3 Upload index files
hdfs dfs –put /path/to/ GRCh38withVirus/ /hdfs/path/to/ref/directory/
This reference directory are often access by the program. Increase the replication number of those files so as to each node have these files locally. Since we have 7 node in test environment,
hdfs dfs –setrep –R 7 /hdfs/path/to/ref/directory
4 Upload fastq file Also, upload fastq files.

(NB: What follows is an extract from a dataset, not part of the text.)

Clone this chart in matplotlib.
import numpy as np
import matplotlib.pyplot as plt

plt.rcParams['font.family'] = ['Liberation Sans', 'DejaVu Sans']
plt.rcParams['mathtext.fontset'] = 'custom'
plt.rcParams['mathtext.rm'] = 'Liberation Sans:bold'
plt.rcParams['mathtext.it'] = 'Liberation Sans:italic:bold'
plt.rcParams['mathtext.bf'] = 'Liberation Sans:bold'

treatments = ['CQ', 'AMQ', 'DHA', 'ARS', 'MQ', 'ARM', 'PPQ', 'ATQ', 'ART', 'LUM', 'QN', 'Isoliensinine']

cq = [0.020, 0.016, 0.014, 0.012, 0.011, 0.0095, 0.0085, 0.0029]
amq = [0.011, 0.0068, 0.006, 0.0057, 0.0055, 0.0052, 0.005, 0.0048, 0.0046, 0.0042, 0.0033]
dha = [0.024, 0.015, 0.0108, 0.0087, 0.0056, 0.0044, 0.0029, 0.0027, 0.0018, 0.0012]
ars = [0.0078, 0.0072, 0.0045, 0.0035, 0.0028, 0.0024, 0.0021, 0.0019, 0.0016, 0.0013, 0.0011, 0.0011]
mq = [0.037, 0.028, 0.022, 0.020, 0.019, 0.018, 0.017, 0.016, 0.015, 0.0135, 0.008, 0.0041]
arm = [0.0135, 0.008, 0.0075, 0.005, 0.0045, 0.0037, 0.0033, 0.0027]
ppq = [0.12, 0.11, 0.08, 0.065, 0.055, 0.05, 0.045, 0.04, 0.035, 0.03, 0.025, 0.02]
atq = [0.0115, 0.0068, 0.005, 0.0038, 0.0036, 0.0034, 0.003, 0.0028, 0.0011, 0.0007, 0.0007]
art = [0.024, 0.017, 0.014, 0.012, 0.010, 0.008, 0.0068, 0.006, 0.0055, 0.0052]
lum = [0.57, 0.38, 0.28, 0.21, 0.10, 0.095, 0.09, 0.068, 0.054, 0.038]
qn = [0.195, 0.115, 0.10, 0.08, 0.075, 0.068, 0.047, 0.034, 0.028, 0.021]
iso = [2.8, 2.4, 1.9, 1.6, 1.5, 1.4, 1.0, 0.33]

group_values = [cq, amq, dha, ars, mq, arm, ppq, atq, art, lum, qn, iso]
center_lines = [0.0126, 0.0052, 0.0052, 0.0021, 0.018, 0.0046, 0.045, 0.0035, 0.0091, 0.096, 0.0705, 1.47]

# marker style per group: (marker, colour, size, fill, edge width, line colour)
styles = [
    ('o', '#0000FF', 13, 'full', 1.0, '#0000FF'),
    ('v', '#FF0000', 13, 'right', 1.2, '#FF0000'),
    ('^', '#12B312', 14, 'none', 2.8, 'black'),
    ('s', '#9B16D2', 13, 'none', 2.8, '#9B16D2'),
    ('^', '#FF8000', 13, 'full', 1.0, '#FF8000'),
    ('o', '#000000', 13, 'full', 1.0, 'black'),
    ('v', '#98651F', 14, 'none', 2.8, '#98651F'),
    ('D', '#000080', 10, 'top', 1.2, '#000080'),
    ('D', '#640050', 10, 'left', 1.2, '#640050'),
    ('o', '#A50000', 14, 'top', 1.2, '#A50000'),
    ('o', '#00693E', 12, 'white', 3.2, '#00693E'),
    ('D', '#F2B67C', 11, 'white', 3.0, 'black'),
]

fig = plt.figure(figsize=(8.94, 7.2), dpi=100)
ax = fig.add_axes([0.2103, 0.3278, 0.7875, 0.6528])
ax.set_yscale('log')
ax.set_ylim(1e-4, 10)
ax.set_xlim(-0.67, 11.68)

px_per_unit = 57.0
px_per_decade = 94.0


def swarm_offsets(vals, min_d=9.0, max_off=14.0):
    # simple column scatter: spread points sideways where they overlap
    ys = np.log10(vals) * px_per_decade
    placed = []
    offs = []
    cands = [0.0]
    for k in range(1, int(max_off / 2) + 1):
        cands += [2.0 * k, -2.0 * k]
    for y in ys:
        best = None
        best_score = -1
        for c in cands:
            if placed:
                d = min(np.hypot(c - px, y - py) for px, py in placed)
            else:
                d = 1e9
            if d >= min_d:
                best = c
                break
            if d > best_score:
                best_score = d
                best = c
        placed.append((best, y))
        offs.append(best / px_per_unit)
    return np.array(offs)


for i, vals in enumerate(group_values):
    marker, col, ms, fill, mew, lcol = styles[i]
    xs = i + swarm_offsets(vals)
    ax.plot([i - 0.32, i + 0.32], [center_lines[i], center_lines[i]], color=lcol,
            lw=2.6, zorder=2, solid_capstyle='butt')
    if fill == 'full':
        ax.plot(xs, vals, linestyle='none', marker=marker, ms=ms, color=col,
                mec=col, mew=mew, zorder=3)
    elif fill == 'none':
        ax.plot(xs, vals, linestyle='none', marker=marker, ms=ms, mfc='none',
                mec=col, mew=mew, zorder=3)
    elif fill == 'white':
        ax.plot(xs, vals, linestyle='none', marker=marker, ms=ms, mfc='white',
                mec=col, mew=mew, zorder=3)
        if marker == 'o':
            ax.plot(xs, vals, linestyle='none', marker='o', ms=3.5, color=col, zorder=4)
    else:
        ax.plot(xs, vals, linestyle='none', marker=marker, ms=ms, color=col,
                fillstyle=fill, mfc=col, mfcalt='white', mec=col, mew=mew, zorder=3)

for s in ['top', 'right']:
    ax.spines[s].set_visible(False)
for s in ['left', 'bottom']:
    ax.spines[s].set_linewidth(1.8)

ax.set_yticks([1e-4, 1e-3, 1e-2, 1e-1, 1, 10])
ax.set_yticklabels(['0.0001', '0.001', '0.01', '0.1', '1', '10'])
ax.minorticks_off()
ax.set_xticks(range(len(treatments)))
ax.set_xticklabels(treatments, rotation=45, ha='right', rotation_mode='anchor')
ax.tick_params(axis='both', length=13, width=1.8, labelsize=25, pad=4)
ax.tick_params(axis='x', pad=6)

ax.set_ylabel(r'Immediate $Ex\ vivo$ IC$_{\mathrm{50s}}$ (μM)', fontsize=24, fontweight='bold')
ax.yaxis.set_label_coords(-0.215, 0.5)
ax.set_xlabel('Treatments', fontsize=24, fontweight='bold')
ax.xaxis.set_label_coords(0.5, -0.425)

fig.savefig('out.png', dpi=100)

hdfs dfs –put /path/to/fastq/directory /hdfs/path/to/some/fastq/directory
we assumed pair read sequence, so file have to have read1 and read2 set. Also, we assumed, each fastq file is generated for each 1 million to 4 million reads that is standard output for today’s illumine pipeline. If fastq file is not separated for 1 to 4 million, please separate fastq file.
5 Setting Yarn
Setting Yarn environment so as to, each mapper and reducer use 15-20GB memory and 5 to 8 core of CPU. By editing “mapred-site.xml” in hadoop directory. Below is example setting of “mapred-site.xml”
mapreduce.map.memory.mb 18432
mapreduce.reduce.memory.mb 18432
mapreduce.job.maps 21 (increase to adequate number of mapper ) mapreduce.job.reduces 21 (increase to adequate number of reducer ) mapreduce.map.java.opts -Xms10240m -Xmx17408m (this should less than mapreduce.map.memory.mb) mapreduce.reduce.java.opt -Xms10240m -Xmx17408m mapreduce.map.cpu.vcores 5 (5 to 8 according to env) mapreduce.reduce.cpu.vcores 5 (5 to 8 according to env)

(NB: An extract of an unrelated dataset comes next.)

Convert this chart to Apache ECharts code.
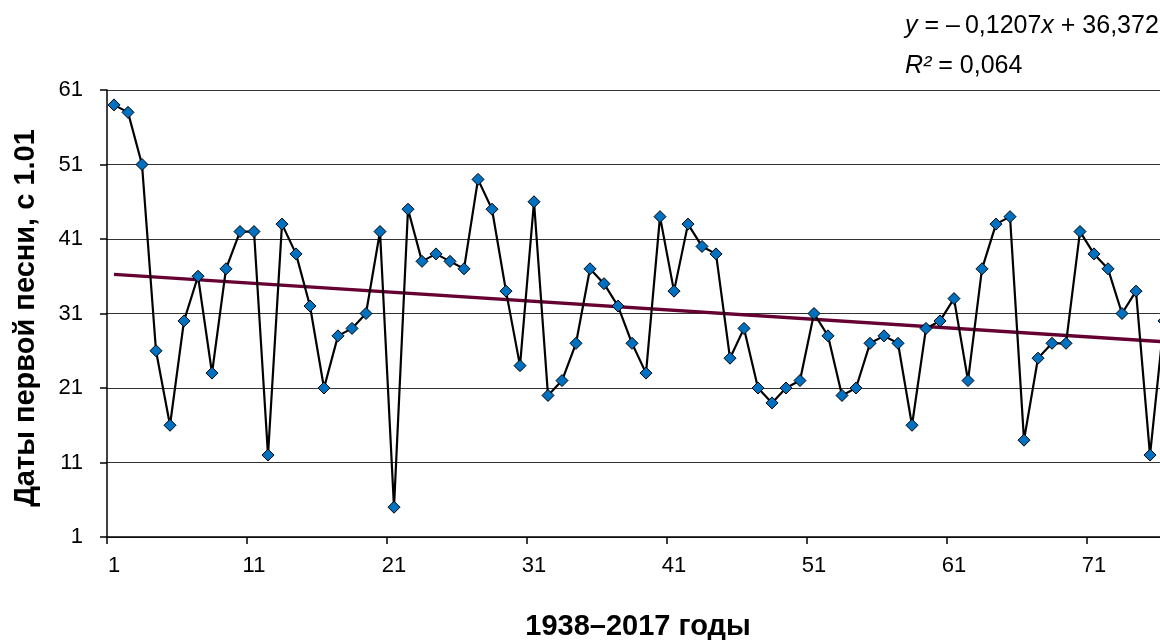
<!DOCTYPE html>
<html>
<head>
<meta charset="utf-8">
<script src="https://cdn.jsdelivr.net/npm/echarts@6/dist/echarts.min.js"></script>
<style>
html,body{margin:0;padding:0;background:#fff;}
#chart{width:1160px;height:640px;}
</style>
</head>
<body>
<div id="chart"></div>
<script>
// Category labels: 80 seasons (1938–2017), numbered 1..80
const categories = [];
for (let i = 1; i <= 80; i++) categories.push(String(i));

// Day of first song (counted from 1 January) (points 1..76 visible)
const firstSongDay = [
  59, 58, 51, 26, 16, 30, 36, 23, 37, 42,
  42, 12, 43, 39, 32, 21, 28, 29, 31, 42,
  5, 45, 38, 39, 38, 37, 49, 45, 34, 24,
  46, 20, 22, 27, 37, 35, 32, 27, 23, 44,
  34, 43, 40, 39, 25, 29, 21, 19, 21, 22,
  31, 28, 20, 21, 27, 28, 27, 16, 29, 30,
  33, 22, 37, 43, 44, 14, 25, 27, 27, 42,
  39, 37, 31, 34, 12, 30
];

// Linear trend shown on the chart: y = -0,1207x + 36,372 ; R² = 0,064
const trendSlope = -0.1207;
const trendIntercept = 36.372;
const trendX = [1, 80];

const yTicks = { min: 1, max: 61, interval: 10 };

const FONT = '"Liberation Sans", Arial, sans-serif';

const trendData = trendX.map(x => [String(x), trendIntercept + trendSlope * x]);

const chart = echarts.init(document.getElementById('chart'), null, { renderer: 'canvas' });
chart.setOption({
  animation: false,
  backgroundColor: '#ffffff',
  title: [
    {
      text: '{i|y} = –\u20090,1207{i|x} + 36,372',
      left: 905, top: 14, padding: 0,
      textStyle: {
        fontSize: 25, fontWeight: 'normal', fontFamily: FONT, color: '#000',
        rich: { i: { fontStyle: 'italic', fontSize: 25, fontFamily: FONT, color: '#000' } }
      }
    },
    {
      text: '{i|R²} = 0,064',
      left: 905, top: 54, padding: 0,
      textStyle: {
        fontSize: 25, fontWeight: 'normal', fontFamily: FONT, color: '#000',
        rich: { i: { fontStyle: 'italic', fontSize: 25, fontFamily: FONT, color: '#000' } }
      }
    }
  ],
  graphic: [
    {
      type: 'text', x: 26, y: 318, rotation: Math.PI / 2,
      style: {
        text: 'Даты первой песни, с 1.01',
        fontSize: 29, fontWeight: 'bold', fontFamily: FONT, fill: '#000',
        align: 'center', verticalAlign: 'middle'
      }
    },
    {
      type: 'text', x: 638, y: 627,
      style: {
        text: '1938–2017 годы',
        fontSize: 29, fontWeight: 'bold', fontFamily: FONT, fill: '#000',
        align: 'center', verticalAlign: 'middle'
      }
    }
  ],
  grid: { left: 107, top: 90, width: 1120, height: 447, containLabel: false, outerBoundsMode: 'none' },
  xAxis: {
    type: 'category',
    data: categories,
    boundaryGap: true,
    axisLine: { show: true, lineStyle: { color: '#000', width: 1.5 } },
    axisTick: { show: true, interval: 9, length: 7, lineStyle: { color: '#000', width: 1.5 } },
    axisLabel: { interval: 9, margin: 18, fontSize: 22, fontFamily: FONT, color: '#000' },
    splitLine: { show: false }
  },
  yAxis: {
    type: 'value',
    min: yTicks.min, max: yTicks.max, interval: yTicks.interval,
    axisLine: { show: true, lineStyle: { color: '#000', width: 1.5 } },
    axisTick: { show: true, length: 7, lineStyle: { color: '#000', width: 1.5 } },
    axisLabel: { margin: 24, fontSize: 22, fontFamily: FONT, color: '#000' },
    splitLine: { show: true, lineStyle: { color: '#333', width: 1.2 } }
  },
  series: [
    {
      name: 'Тренд',
      type: 'line',
      data: trendData,
      showSymbol: false,
      symbol: 'none',
      lineStyle: { color: '#660033', width: 3.5 },
      z: 2,
      silent: true
    },
    {
      name: 'Даты первой песни',
      type: 'line',
      data: firstSongDay,
      symbol: 'diamond',
      symbolSize: 12,
      showSymbol: true,
      showAllSymbol: true,
      lineStyle: { color: '#000', width: 2.2 },
      itemStyle: { color: '#0070C0', borderColor: '#000', borderWidth: 1 },
      z: 3
    }
  ]
});
</script>
</body>
</html>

Also, set yarn-site.xml so as to set mapper and reducer could run on YARN container.
Example,
yarn.nodemanager.resource.memory-mb 56320 yarn.scheduler.maximum-allocation-mb 56320
yarn.nodemanager.resource.cpu-vcores 15
Above example , the value we used on the cluster with , 7node x 16core CPU 64GB RAM. Optimal setting may vary for different environment but please set mapper and reducer so as to that can use 15-20GB memory and 5 to 8 core of CPU.
Running VoltMR
Create tsv files as follow and upload to hdfs.
Example,
1 /hdfs/path/to/fq1 /hdfs/path/to/fq2 true sample01 rg1 lib1 sample1 illumina N
2 /hdfs/path/to/fq1 /hdfs/path/to/fq2 true sample01 rg1 lib1 sample1 illumina N
3 /hdfs/path/to/fq1 /hdfs/path/to/fq2 true sample01 rg1 lib1 sample1 illumina N
4 /hdfs/path/to/fq1 /hdfs/path/to/fq2 true sample01 rg1 lib1 sample1 illumina N
5 /hdfs/path/to/fq1 /hdfs/path/to/fq2 true sample01 rg1 lib1 sample1 illumina N
DNA mapping (mapping, realignment,recal,sort,remove duplicate)

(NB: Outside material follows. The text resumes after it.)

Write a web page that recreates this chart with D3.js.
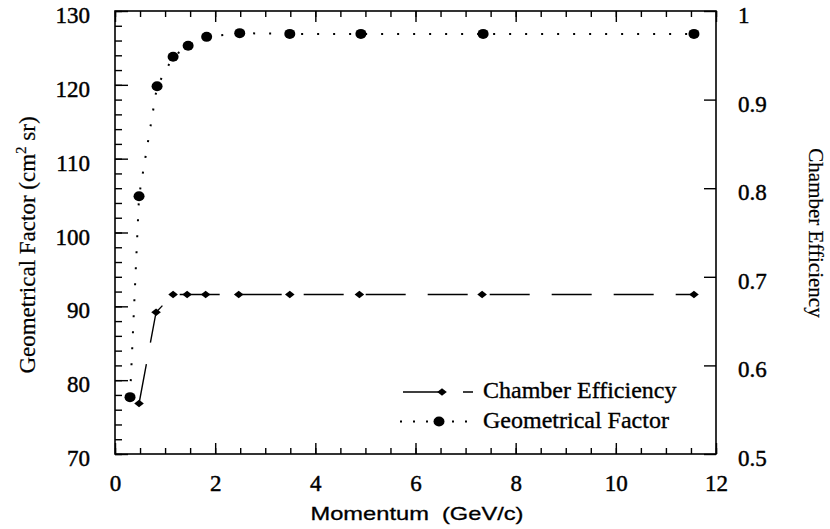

hadoop jar /localpath/to/VoltMR.xx.jar map –in /hdfs/path/to/input/fqlist –index /hdfs/path/to/ref/directory –out /hdfs/out/dir –t numThread
for adam output, use –format adam option
DNA mapping (mapping, realignment,recal,sort,remove duplicate)
to and pileup
hadoop jar /localpath/to/VoltMR.xx.jar mapToPileup –in /hdfs/path/to/input/fqlist –index /hdfs/path/to/ref/directory –out /hdfs/out/dir –t numThread
RNA mapping (map,realignment,sort)
hadoop jar /localpath/to/VoltMR.xx.jar mapRNA –in /hdfs/path/to/input/fqlist –index /hdfs/path/to/ref/directory –out /hdfs/out/dir –t numThread
For, non Hadoop environment, one can run VoltMR locally. Prepare fqlist file as illustrated with local path, and
Java –jar VoltMR0.9.x.jar map_localmode –in /hdfs/path/to/input/fqlist –index /hdfs/path/to/ref/directory –out /hdfs/out/dir –t numThread
Note this is only a
local process that do only mapping job and produce unsored BAM file.